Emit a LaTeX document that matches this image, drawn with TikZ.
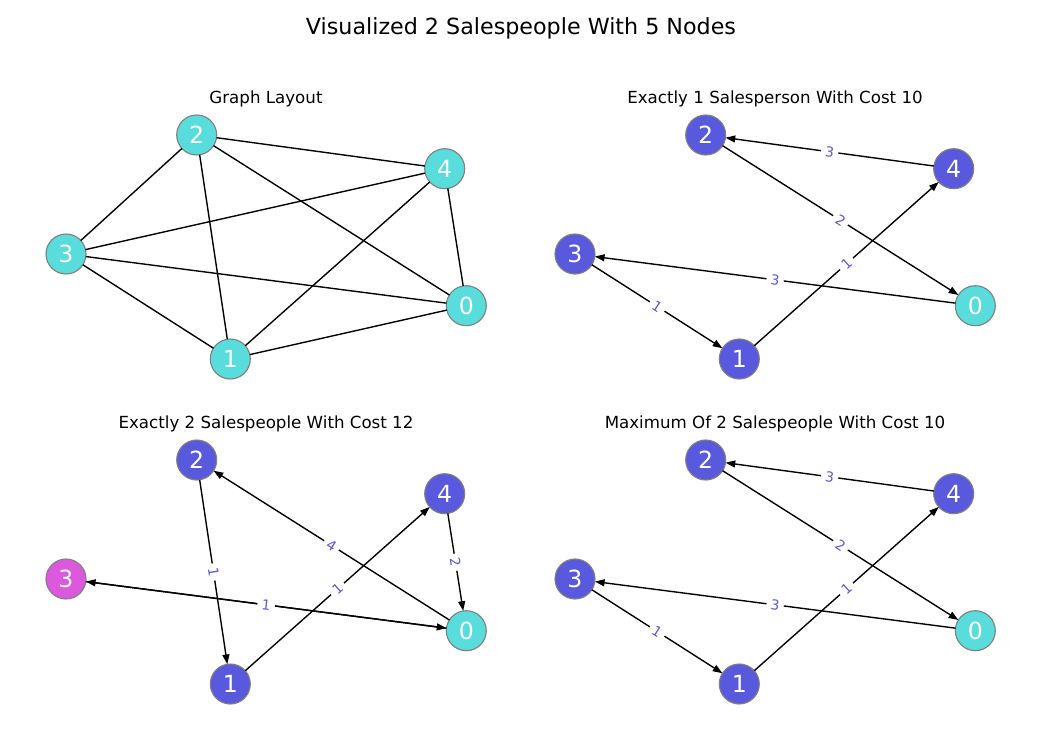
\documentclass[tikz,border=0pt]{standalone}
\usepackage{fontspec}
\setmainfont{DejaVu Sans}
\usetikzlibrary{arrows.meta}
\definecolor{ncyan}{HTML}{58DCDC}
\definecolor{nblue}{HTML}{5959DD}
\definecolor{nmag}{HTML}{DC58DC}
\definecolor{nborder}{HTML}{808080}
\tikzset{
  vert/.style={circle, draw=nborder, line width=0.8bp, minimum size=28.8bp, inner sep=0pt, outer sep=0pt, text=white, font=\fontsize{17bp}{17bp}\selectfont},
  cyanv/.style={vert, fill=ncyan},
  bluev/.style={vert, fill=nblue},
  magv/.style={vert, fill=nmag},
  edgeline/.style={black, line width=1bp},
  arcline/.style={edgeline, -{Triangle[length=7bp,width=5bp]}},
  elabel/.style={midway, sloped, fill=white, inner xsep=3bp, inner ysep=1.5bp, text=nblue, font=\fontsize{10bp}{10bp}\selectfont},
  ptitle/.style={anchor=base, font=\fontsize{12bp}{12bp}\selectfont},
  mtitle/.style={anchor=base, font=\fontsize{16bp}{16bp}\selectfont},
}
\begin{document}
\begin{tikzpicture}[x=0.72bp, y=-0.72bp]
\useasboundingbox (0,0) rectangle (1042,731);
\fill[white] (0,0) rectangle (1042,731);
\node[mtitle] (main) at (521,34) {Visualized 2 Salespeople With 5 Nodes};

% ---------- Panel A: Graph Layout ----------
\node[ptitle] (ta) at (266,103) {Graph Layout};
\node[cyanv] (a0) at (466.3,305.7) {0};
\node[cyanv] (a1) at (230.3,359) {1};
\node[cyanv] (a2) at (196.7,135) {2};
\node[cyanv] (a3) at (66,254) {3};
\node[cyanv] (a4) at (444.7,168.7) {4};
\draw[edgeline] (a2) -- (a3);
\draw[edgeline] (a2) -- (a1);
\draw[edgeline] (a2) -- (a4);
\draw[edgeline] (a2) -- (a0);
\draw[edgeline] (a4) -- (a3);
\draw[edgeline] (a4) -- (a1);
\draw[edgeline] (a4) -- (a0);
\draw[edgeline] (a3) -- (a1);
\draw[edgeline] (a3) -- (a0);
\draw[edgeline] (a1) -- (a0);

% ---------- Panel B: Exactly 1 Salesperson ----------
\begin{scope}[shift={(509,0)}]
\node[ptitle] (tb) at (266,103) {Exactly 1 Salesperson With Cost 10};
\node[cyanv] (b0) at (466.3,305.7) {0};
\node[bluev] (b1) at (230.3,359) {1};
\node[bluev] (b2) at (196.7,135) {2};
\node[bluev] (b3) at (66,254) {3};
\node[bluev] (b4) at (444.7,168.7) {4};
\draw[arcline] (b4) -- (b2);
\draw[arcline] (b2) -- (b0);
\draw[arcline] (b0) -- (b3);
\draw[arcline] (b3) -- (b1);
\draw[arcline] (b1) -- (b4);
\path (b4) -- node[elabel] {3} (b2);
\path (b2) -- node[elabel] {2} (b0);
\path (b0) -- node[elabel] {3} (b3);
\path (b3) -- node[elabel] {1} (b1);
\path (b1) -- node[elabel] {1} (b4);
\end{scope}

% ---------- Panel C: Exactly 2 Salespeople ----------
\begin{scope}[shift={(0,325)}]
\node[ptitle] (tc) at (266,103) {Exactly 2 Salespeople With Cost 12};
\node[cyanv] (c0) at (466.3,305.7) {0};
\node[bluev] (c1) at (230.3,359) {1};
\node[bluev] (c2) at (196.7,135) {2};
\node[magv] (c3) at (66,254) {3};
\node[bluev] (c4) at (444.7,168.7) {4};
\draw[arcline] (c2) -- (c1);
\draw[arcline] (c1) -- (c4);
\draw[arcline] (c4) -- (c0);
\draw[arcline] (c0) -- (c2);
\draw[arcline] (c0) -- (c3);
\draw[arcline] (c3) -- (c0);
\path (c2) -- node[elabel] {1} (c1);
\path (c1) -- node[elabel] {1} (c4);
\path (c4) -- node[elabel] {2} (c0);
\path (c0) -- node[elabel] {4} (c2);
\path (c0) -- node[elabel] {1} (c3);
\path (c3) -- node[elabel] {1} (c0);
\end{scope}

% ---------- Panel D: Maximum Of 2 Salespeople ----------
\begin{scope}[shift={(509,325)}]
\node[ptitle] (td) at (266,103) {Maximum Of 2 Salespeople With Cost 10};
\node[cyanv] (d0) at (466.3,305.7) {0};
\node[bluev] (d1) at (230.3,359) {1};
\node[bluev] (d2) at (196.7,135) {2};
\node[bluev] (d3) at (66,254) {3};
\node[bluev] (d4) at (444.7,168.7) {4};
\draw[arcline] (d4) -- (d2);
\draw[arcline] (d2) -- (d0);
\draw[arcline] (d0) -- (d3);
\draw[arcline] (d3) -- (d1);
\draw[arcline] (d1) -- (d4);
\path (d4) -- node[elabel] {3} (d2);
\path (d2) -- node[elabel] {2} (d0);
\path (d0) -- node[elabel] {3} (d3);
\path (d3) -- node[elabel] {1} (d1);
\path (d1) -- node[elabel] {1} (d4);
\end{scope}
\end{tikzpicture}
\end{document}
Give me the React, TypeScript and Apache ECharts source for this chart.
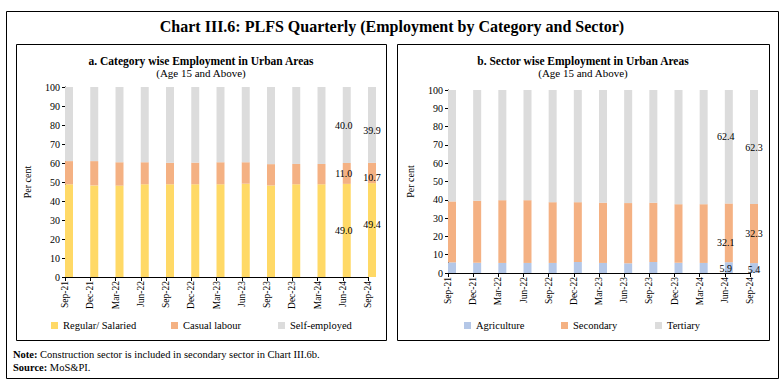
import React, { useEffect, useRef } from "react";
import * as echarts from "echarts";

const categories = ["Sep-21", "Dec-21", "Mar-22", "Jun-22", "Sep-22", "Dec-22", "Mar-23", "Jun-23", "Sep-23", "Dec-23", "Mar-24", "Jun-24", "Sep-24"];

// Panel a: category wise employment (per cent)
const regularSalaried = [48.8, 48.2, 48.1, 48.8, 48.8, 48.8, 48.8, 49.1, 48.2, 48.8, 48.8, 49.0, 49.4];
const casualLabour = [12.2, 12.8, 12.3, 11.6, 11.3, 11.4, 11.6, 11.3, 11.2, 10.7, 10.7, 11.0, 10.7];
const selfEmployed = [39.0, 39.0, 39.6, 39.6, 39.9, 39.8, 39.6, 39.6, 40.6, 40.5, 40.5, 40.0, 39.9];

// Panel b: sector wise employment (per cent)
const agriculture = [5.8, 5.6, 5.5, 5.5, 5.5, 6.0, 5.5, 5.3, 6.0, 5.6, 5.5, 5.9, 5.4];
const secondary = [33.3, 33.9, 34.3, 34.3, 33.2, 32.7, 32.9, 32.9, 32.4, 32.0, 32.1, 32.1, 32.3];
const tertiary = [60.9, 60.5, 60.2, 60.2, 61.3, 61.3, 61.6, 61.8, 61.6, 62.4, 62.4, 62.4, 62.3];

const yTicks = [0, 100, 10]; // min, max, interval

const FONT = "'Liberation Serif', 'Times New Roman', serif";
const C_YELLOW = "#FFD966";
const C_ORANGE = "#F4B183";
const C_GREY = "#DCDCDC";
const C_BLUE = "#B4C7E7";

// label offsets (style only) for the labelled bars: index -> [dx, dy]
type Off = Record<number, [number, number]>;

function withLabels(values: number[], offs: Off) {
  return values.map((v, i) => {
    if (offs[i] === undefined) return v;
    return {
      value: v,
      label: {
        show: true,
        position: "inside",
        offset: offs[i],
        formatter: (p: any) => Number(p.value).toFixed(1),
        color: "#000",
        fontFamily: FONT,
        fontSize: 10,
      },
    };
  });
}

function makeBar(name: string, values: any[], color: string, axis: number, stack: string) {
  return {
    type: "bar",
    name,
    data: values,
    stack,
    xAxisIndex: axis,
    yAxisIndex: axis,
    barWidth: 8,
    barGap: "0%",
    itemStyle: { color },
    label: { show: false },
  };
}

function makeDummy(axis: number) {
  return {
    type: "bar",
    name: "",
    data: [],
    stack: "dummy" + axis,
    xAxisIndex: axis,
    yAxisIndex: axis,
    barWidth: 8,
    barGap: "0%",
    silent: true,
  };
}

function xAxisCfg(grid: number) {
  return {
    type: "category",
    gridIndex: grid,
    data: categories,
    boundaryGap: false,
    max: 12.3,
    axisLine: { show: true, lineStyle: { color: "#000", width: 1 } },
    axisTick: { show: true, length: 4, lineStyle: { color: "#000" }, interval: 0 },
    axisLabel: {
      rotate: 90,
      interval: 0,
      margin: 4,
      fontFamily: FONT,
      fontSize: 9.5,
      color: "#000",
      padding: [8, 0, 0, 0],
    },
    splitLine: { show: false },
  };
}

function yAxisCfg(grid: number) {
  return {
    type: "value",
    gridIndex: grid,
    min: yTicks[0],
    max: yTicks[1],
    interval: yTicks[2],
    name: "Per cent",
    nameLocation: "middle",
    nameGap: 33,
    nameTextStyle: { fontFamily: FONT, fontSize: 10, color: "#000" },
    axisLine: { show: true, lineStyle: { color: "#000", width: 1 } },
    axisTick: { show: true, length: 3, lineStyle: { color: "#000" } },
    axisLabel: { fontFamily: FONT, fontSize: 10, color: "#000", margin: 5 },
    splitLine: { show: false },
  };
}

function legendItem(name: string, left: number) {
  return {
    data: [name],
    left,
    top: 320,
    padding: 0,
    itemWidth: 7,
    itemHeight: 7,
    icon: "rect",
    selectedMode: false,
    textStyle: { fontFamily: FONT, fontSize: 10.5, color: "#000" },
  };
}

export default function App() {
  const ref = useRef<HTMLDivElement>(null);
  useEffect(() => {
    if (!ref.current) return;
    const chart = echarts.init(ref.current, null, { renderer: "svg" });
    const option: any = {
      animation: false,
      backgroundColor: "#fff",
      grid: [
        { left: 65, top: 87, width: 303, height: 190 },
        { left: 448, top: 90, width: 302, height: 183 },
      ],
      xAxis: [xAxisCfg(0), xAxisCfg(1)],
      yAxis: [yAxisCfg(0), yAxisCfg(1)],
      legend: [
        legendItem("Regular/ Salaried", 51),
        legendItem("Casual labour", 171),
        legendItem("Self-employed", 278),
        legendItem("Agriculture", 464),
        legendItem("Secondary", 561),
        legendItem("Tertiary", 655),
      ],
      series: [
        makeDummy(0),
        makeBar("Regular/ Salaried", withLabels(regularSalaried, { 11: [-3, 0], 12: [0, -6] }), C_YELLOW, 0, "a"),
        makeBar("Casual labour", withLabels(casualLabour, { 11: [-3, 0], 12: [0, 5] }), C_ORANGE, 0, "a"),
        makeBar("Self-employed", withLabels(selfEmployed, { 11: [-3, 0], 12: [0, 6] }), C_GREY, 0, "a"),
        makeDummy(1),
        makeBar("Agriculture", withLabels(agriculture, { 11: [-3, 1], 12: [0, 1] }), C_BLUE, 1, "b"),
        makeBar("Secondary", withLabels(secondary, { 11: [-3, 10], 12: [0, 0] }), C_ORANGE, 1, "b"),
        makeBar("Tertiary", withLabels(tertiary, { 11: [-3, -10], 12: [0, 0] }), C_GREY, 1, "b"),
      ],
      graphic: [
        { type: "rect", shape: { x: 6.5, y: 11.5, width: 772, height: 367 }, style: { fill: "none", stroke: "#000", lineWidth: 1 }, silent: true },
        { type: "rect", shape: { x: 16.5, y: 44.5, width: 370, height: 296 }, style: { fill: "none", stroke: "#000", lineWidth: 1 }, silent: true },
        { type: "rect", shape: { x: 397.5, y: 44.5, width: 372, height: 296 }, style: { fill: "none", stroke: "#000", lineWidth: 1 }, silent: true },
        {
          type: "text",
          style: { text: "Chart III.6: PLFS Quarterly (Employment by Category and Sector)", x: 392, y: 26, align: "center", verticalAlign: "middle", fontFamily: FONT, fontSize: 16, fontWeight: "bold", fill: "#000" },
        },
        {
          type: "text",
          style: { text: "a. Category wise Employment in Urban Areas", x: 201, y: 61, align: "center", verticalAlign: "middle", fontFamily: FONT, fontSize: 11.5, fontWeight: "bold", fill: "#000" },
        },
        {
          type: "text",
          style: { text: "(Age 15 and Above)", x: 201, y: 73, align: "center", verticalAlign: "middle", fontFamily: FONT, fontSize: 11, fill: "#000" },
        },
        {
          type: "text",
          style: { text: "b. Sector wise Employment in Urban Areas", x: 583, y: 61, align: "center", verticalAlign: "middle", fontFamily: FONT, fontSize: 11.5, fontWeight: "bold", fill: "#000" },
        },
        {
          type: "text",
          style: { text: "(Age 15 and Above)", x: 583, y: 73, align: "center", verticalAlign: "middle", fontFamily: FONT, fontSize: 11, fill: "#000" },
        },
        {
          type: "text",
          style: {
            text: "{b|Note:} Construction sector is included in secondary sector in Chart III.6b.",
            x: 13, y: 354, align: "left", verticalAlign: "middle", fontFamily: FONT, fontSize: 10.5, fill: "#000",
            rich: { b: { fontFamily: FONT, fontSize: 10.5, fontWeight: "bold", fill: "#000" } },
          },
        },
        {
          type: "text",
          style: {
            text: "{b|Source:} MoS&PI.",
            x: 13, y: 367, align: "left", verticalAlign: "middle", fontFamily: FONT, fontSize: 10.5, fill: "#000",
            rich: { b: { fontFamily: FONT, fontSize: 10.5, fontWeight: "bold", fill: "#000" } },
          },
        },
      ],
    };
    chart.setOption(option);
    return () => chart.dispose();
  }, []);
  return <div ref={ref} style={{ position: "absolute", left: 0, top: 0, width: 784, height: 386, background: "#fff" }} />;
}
____
#### PROBLEM DETAILS:
Above this task is a listing with pictures in it. Retype only the lines from the one containing "Give me the" through the one containing "40.5, 40.0, 39.9];", both included, and not the pictures.

#### FULL SOLUTION:
Give me the React, TypeScript and Apache ECharts source for this chart.
import React, { useEffect, useRef } from "react";
import * as echarts from "echarts";

const categories = ["Sep-21", "Dec-21", "Mar-22", "Jun-22", "Sep-22", "Dec-22", "Mar-23", "Jun-23", "Sep-23", "Dec-23", "Mar-24", "Jun-24", "Sep-24"];

// Panel a: category wise employment (per cent)
const regularSalaried = [48.8, 48.2, 48.1, 48.8, 48.8, 48.8, 48.8, 49.1, 48.2, 48.8, 48.8, 49.0, 49.4];
const casualLabour = [12.2, 12.8, 12.3, 11.6, 11.3, 11.4, 11.6, 11.3, 11.2, 10.7, 10.7, 11.0, 10.7];
const selfEmployed = [39.0, 39.0, 39.6, 39.6, 39.9, 39.8, 39.6, 39.6, 40.6, 40.5, 40.5, 40.0, 39.9];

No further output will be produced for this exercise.